A bill that would’ve required Texas voting machines to include individual paper records of all votes stalled in the state legislature Saturday, to the consternation of computer scientists and election-security analysts who advocate against all-electronic voting systems.
House Bill 2909, which proposed other revisions to the state’s election laws, would’ve mandated that by 2024, all voting machines in Texas use either voter-marked paper ballots or — if using a digital interface — be capable of printing a paper receipt of all recorded votes. While the bill had been approved by both the Texas House and Senate, it failed to be approved by a conference committee before the biennial legislative session expired.
Paper records are essential to verifying the results of an election, experts say, and Saturday’s result means that Texas — home to 16 million registered voters — will lag behind as other states race to overhaul their voting systems.
“A paper trail is the most basic element of a secure election system, and it’s unfortunate that legislators could not muster the will to protect Texas voters,” said Dan Wallach, a professor of computer science at Houston’s Rice University. “It’s essential that we keep improving security because our voting systems face a variety of adversaries, foreign and domestic. Paper ballots are a critical step to protecting the integrity of our elections.”
The paper-trail requirement originated as a component of a controversial Texas Senate bill that would’ve created a rash of new restrictions on election activity, including prohibitions on poll workers helping voters who need assistance at the ballot box and the designation of felony offenses for errors on voter registration forms. The paper-ballot provision, though, was attached to HB 2909 with bipartisan support after the initial Senate measure fizzled.
State and local election officials across the country are redesigning many of their systems in the wake of attempts by the Russian government to interfere in the 2016 presidential race. And many of those efforts are focused on replacing direct-recording electronic, or DRE, machines that do not produce paper records of votes.

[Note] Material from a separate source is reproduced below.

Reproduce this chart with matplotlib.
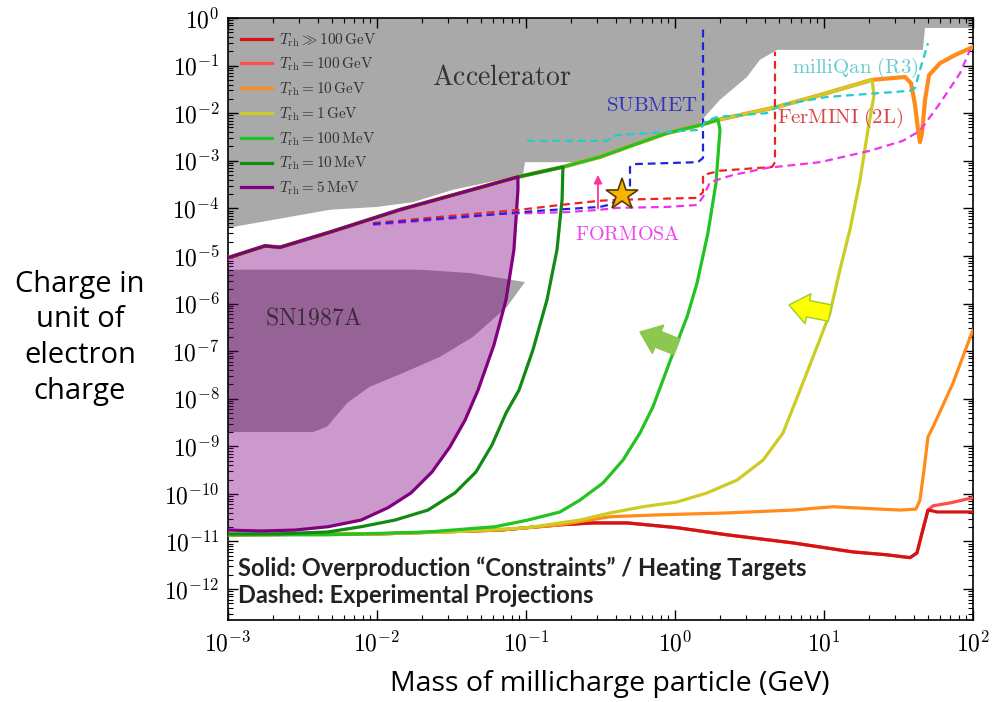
import numpy as np
import matplotlib
matplotlib.use("Agg")
import matplotlib.pyplot as plt
from matplotlib.lines import Line2D
from matplotlib.ticker import LogLocator, FixedLocator, FuncFormatter, NullFormatter

plt.rcParams["mathtext.fontset"] = "cm"
plt.rcParams["font.family"] = ["DejaVu Sans"]

# ---------------------------------------------------------------------------
# Data: log10(mass / GeV) and log10(charge / e)
# ---------------------------------------------------------------------------

# excluded region from accelerator searches (lower boundary)
acc_logm = [-3.0, -2.315, -2.0, -1.758, -1.49, -1.02, -1.007, -0.62, -0.503, -0.282,
            -0.054, 0.168, 0.181, 0.302, 0.483, 0.570, 0.685, 1.664, 1.678, 2.0]
acc_logq = [-4.41, -4.03, -3.97, -3.87, -3.61, -3.30, -3.03, -3.03, -2.90, -2.65,
            -2.40, -2.21, -2.14, -1.72, -1.24, -0.88, -0.67, -0.67, -0.21, -0.21]

# supernova cooling bound (closed contour)
sn_logm = [-3.0, -1.711, -1.376, -1.007, -1.128, -1.356, -1.577, -1.826, -2.05,
           -2.20, -2.336, -2.43, -3.0]
sn_logq = [-5.29, -5.29, -5.36, -5.55, -6.07, -6.70, -7.12, -7.46, -7.75,
           -8.09, -8.59, -8.70, -8.70]

# upper branch shared by the overproduction contours
top_logm = [-3.0, -2.752, -2.651, -2.315, -1.846, -1.443, -1.054, -0.752, -0.503,
            -0.282, -0.054, 0.168, 0.289, 0.685, 0.973, 1.322, 1.544, 1.584, 1.611,
            1.631, 1.644, 1.658, 1.678, 1.705, 1.779, 1.879, 2.0]
top_logq = [-5.04, -4.79, -4.82, -4.50, -4.03, -3.68, -3.34, -3.13, -2.92,
            -2.67, -2.42, -2.25, -2.14, -1.87, -1.62, -1.30, -1.24, -1.37, -1.83,
            -2.35, -2.61, -2.42, -1.72, -1.20, -0.95, -0.78, -0.61]

# falling branch + lower branch of each reheating temperature
t5mev_logm = [-1.054, -1.054, -1.081, -1.134, -1.215, -1.322, -1.409, -1.510, -1.631,
              -1.772, -1.926, -2.107, -2.329, -2.550, -2.779, -3.0]
t5mev_logq = [-3.34, -3.61, -4.87, -5.92, -6.87, -7.82, -8.45, -9.01, -9.54,
              -9.98, -10.29, -10.55, -10.69, -10.76, -10.78, -10.76]

t10mev_logm = [-0.752, -0.758, -0.792, -0.859, -0.953, -1.047, -1.134, -1.228, -1.336,
               -1.477, -1.658, -1.879, -2.107, -2.329, -2.664, -3.0]
t10mev_logq = [-3.13, -3.82, -4.87, -5.92, -6.97, -7.82, -8.30, -8.97, -9.54,
               -9.98, -10.34, -10.55, -10.69, -10.80, -10.84, -10.84]

t100mev_logm = [0.289, 0.302, 0.275, 0.221, 0.148, 0.081, -0.013, -0.081, -0.148,
                -0.235, -0.349, -0.483, -0.638, -0.772, -0.987, -1.208, -1.658,
                -2.329, -3.0]
t100mev_logq = [-2.14, -2.35, -3.47, -4.52, -5.57, -6.28, -7.04, -7.61, -8.17,
                -8.72, -9.29, -9.77, -10.13, -10.38, -10.55, -10.69, -10.80,
                -10.86, -10.86]

t1gev_logm = [1.322, 1.336, 1.295, 1.242, 1.174, 1.107, 1.040, 0.953, 0.839, 0.725,
              0.591, 0.416, 0.215, 0.013, -0.215, -0.436, -0.638, -0.772, -0.987,
              -1.510, -1.980, -3.0]
t1gev_logq = [-1.30, -1.62, -2.35, -3.40, -4.45, -5.29, -6.20, -6.91, -7.82, -8.72,
              -9.29, -9.71, -9.98, -10.17, -10.27, -10.40, -10.55, -10.61, -10.71,
              -10.80, -10.84, -10.86]

t10gev_low_logm = [2.0, 1.866, 1.732, 1.698, 1.671, 1.644, 1.617, 1.510, 1.376, 1.060,
                   0.792, 0.349, -0.101, -0.436, -0.772, -1.174, -1.980, -3.0]
t10gev_low_logq = [-6.55, -7.67, -8.59, -8.80, -9.50, -10.13, -10.32, -10.34, -10.32,
                   -10.27, -10.34, -10.40, -10.44, -10.48, -10.65, -10.76, -10.84, -10.86]

t100gev_low_logm = [2.0, 1.846, 1.732, 1.698, 1.658, 1.624, 1.577, 1.423, 1.195, 0.792,
                    0.349, 0.013, -0.322, -0.550, -0.772, -1.174, -1.980, -3.0]
t100gev_low_logq = [-10.08, -10.19, -10.25, -10.34, -10.82, -11.24, -11.34, -11.28,
                    -11.22, -11.03, -10.86, -10.71, -10.61, -10.61, -10.65, -10.76,
                    -10.84, -10.86]

tinf_low_logm = [2.0, 1.758, 1.732, 1.698, 1.658, 1.624, 1.577, 1.423, 1.195, 0.792,
                 0.349, 0.013, -0.322, -0.550, -0.772, -1.174, -1.980, -3.0]
tinf_low_logq = [-10.38, -10.38, -10.36, -10.34, -10.82, -11.24, -11.34, -11.28,
                 -11.22, -11.03, -10.86, -10.71, -10.61, -10.61, -10.65, -10.76,
                 -10.84, -10.86]

# experimental projections
submet_logm = [-2.027, -1.510, -0.906, -0.503, -0.423, -0.383, -0.336, -0.302, -0.302,
               -0.268, 0.154, 0.188, 0.188]
submet_logq = [-4.33, -4.20, -4.05, -3.97, -3.91, -3.76, -3.68, -3.57, -3.13,
               -3.07, -3.03, -2.94, -0.15]

fermini_logm = [-2.027, -1.510, -1.040, -0.772, -0.503, -0.369, 0.148, 0.188, 0.188,
                0.302, 0.651, 0.671, 0.671]
fermini_logq = [-4.31, -4.16, -4.03, -3.93, -3.84, -3.82, -3.78, -3.66, -3.30,
                -3.21, -3.13, -3.03, -0.71]

formosa_logm = [-2.027, -1.510, -1.174, -0.725, -0.503, -0.389, -0.054, 0.148, 0.188,
                0.235, 0.389, 0.617, 0.973, 1.309, 1.530, 1.644, 1.779, 1.913, 1.980]
formosa_logq = [-4.35, -4.22, -4.12, -4.08, -4.03, -3.99, -3.97, -3.93, -3.76,
                -3.45, -3.30, -3.15, -3.03, -2.79, -2.58, -2.37, -1.79, -1.16, -0.67]

milliqan_logm = [-0.993, -0.456, -0.389, -0.168, 0.168, 0.201, 0.282, 0.617, 0.705,
                 1.020, 1.577, 1.611, 1.644, 1.698]
milliqan_logq = [-2.58, -2.58, -2.46, -2.42, -2.35, -2.18, -2.08, -2.00, -1.83,
                 -1.66, -1.53, -1.47, -1.09, -0.53]

# benchmark point
star_logm, star_logq = -0.356, -3.72

legend_labels = [r"$T_{\rm rh} \gg 100\,{\rm GeV}$", r"$T_{\rm rh} = 100\,{\rm GeV}$",
                 r"$T_{\rm rh} = 10\,{\rm GeV}$", r"$T_{\rm rh} = 1\,{\rm GeV}$",
                 r"$T_{\rm rh} = 100\,{\rm MeV}$", r"$T_{\rm rh} = 10\,{\rm MeV}$",
                 r"$T_{\rm rh} = 5\,{\rm MeV}$"]
legend_colors = ["#d41414", "#ff4d4d", "#ff8c1a", "#cccc22", "#22c322", "#138a13", "#800080"]

# decade ticks (exponents)
x_tick_exp = [-3, -2, -1, 0, 1, 2]
y_tick_exp = [0, -1, -2, -3, -4, -5, -6, -7, -8, -9, -10, -11, -12]


def p(a):
    return 10.0 ** np.asarray(a, dtype=float)


def contour(edge_m, edge_q):
    m0 = edge_m[0]
    tm = [m for m in top_logm if m < m0]
    tq = top_logq[:len(tm)]
    return p(tm + list(edge_m)), p(tq + list(edge_q))


fig = plt.figure(figsize=(10, 7.02), dpi=100)
ax = fig.add_axes([0.228, 0.1168, 0.745, 0.8576])
ax.set_xscale("log")
ax.set_yscale("log")
ax.set_xlim(1e-3, 1e2)
ax.set_ylim(10 ** -12.65, 1)

# shaded exclusion regions
ax.fill(list(p(acc_logm)) + [1e2, 1e-3], list(p(acc_logq)) + [1, 1],
        color="#a9a9a9", lw=0, zorder=1)
ax.fill(p(sn_logm), p(sn_logq), color="#a6a6a6", lw=0, zorder=1)

pm, pq = contour(t5mev_logm, t5mev_logq)
ax.fill(pm, pq, color="#800080", alpha=0.4, lw=0, zorder=2)

LW = 2.3
kw = dict(lw=LW, solid_joinstyle="round", solid_capstyle="round")
ax.plot(p(t100gev_low_logm), p(t100gev_low_logq), color=legend_colors[1], zorder=3, **kw)
ax.plot(p(tinf_low_logm), p(tinf_low_logq), color=legend_colors[0], zorder=3.05, **kw)
ax.plot(p(t10gev_low_logm), p(t10gev_low_logq), color=legend_colors[2], zorder=3.1, **kw)
ax.plot(p(top_logm), p(top_logq), color=legend_colors[2], zorder=3.1,
        lw=LW + 0.7, solid_joinstyle="round")
for em, eq, c, z in [(t1gev_logm, t1gev_logq, legend_colors[3], 3.2),
                     (t100mev_logm, t100mev_logq, legend_colors[4], 3.3),
                     (t10mev_logm, t10mev_logq, legend_colors[5], 3.4),
                     (t5mev_logm, t5mev_logq, legend_colors[6], 3.5)]:
    cm_, cq_ = contour(em, eq)
    ax.plot(cm_, cq_, color=c, zorder=z, **kw)

# dashed projections
for lm, lq, c in [(fermini_logm, fermini_logq, "#ee2222"),
                  (formosa_logm, formosa_logq, "#ee33ee"),
                  (submet_logm, submet_logq, "#2222dd"),
                  (milliqan_logm, milliqan_logq, "#22cccc")]:
    ln, = ax.plot(p(lm), p(lq), color=c, lw=1.6, zorder=4)
    ln.set_dashes((3.5, 2.2))

ax.plot(p(star_logm), p(star_logq), marker="*", ms=24, mfc="#f7b500",
        mec="#5a3a00", mew=1.2, zorder=6, ls="none")
ax.annotate("", xy=(p(-0.517), p(-3.24)), xytext=(p(-0.517), p(-4.06)),
            arrowprops=dict(arrowstyle="-|>", color="#ff3399", lw=1.3,
                            mutation_scale=12), zorder=5)

# direction arrows
fat = "simple,head_width=2.2,head_length=1.4,tail_width=1.2"
ax.annotate("", xy=(p(-0.235), p(-6.60)), xytext=(p(0.013), p(-6.91)),
            arrowprops=dict(arrowstyle=fat, mutation_scale=10, fc="#8cc850",
                            ec="#8cc850", shrinkA=0, shrinkB=0), zorder=5)
ax.annotate("", xy=(p(0.765), p(-6.03)), xytext=(p(1.040), p(-6.20)),
            arrowprops=dict(arrowstyle=fat, mutation_scale=10, fc="#ffff00",
                            ec="#9acd32", lw=1.0, shrinkA=0, shrinkB=0), zorder=5)

# region / experiment labels
ax.text(p(-1.161), p(-1.24), r"$\mathrm{Accelerator}$", fontsize=20, color="#333333",
        ha="center", va="center", zorder=5)
ax.text(p(-2.423), p(-6.30), r"$\mathrm{SN1987A}$", fontsize=17, color="#3a2a3a",
        ha="center", va="center", zorder=5)
ax.text(p(-0.154), p(-1.83), r"$\mathrm{SUBMET}$", fontsize=15, color="#3333bb",
        ha="center", va="center", zorder=5)
ax.text(p(1.208), p(-1.05), r"$\mathrm{milliQan\ (R3)}$", fontsize=15, color="#66cccc",
        ha="center", va="center", zorder=5)
ax.text(p(1.107), p(-2.10), r"$\mathrm{FerMINI\ (2L)}$", fontsize=15, color="#dd4444",
        ha="center", va="center", zorder=5)
ax.text(p(-0.315), p(-4.54), r"$\mathrm{FORMOSA}$", fontsize=14.5, color="#ee44ee",
        ha="center", va="center", zorder=5)

ax.text(0.0134, 0.0864, "Solid: Overproduction \u201cConstraints\u201d / Heating Targets",
        transform=ax.transAxes, fontsize=17, fontweight="bold", color="#222222",
        family=["Lato", "DejaVu Sans"], ha="left", va="center", zorder=5)
ax.text(0.0134, 0.0399, "Dashed: Experimental Projections",
        transform=ax.transAxes, fontsize=17, fontweight="bold", color="#222222",
        family=["Lato", "DejaVu Sans"], ha="left", va="center", zorder=5)

# legend
handles = [Line2D([], [], color=c, lw=LW) for c in legend_colors]
leg = ax.legend(handles, legend_labels, loc="upper left", frameon=False, fontsize=11,
                handlelength=2.0, handletextpad=0.5, labelspacing=0.47,
                borderaxespad=0.45, borderpad=0.4)
for t in leg.get_texts():
    t.set_color("#333333")
leg.set_zorder(7)

# axes, ticks
ax.xaxis.set_major_locator(FixedLocator(p(x_tick_exp)))
ax.yaxis.set_major_locator(FixedLocator(p(y_tick_exp)))
ax.xaxis.set_minor_locator(LogLocator(base=10, subs=np.arange(2, 10), numticks=300))
ax.yaxis.set_minor_locator(LogLocator(base=10, subs=np.arange(2, 10), numticks=300))
fmt = FuncFormatter(lambda v, pos: r"$10^{%d}$" % int(round(np.log10(v))))
ax.xaxis.set_major_formatter(fmt)
ax.yaxis.set_major_formatter(fmt)
ax.xaxis.set_minor_formatter(NullFormatter())
ax.yaxis.set_minor_formatter(NullFormatter())
ax.tick_params(which="both", direction="in", top=True, right=True, labelsize=17)
ax.tick_params(which="major", length=7, width=1.0)
ax.tick_params(which="minor", length=3.5, width=0.8)
ax.tick_params(axis="x", pad=8)
ax.tick_params(axis="y", pad=6)
for s in ax.spines.values():
    s.set_linewidth(1.2)

fig.text(0.08, 0.519, "Charge in\nunit of\nelectron\ncharge", fontsize=21,
         family=["Open Sans", "DejaVu Sans"], ha="center", va="center", linespacing=1.3)
fig.text(0.61, 0.0256, "Mass of millicharge particle (GeV)", fontsize=20.5,
         family=["Open Sans", "DejaVu Sans"], ha="center", va="center")

fig.savefig("out.png", dpi=100, facecolor="white")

The U.S. Election Assistance Commission last year awarded Texas $24.4 million as part of a $380 million round of grants for states to modernize their election systems. While many states plan to use most or all of their grants to buy new voting equipment, Texas only plans to commit $500,000 on new machines, instead spending the majority on new auditing and cybersecurity tools and personnel. (In a document filed to the EAC, the Texas Department of State wrote that it plans to use that smaller sum to help “facilitate” counties’ purchases of new voting machines rather than outright acquisition.)
But a steady chorus of researchers has urged state and local officials to be expedient in ditching their all-electronic balloting devices. The National Academies of Sciences, Engineering, and Medicine issued a report last September saying all elections should be conducted with human-readable paper ballots “as soon as possible.” An analysis of machines used in South Carolina found that several hundred votes in local races last year were improperly counted because of software glitches. And a 21-member commission studying Pennsylvania’s voting machines called the DRE devices used by 83 percent of that state’s voters a “clear and present danger.”
Currently, Texas uses a variety of voting machines, though many of its 254 counties still rely on touchscreen units that don’t produce paper records, according to a March report by New York University’s Brennan Center for Law and Justice. Among those still using an all-electronic platform is Harris County, home to Houston and 2.2 million registered voters, though the county’s recently inaugurated clerk has said she plans to purchase a paper-based system.
But with House Bill 2909 failing to pass, any statewide action is unlikely to occur before the legislature convenes again in 2021.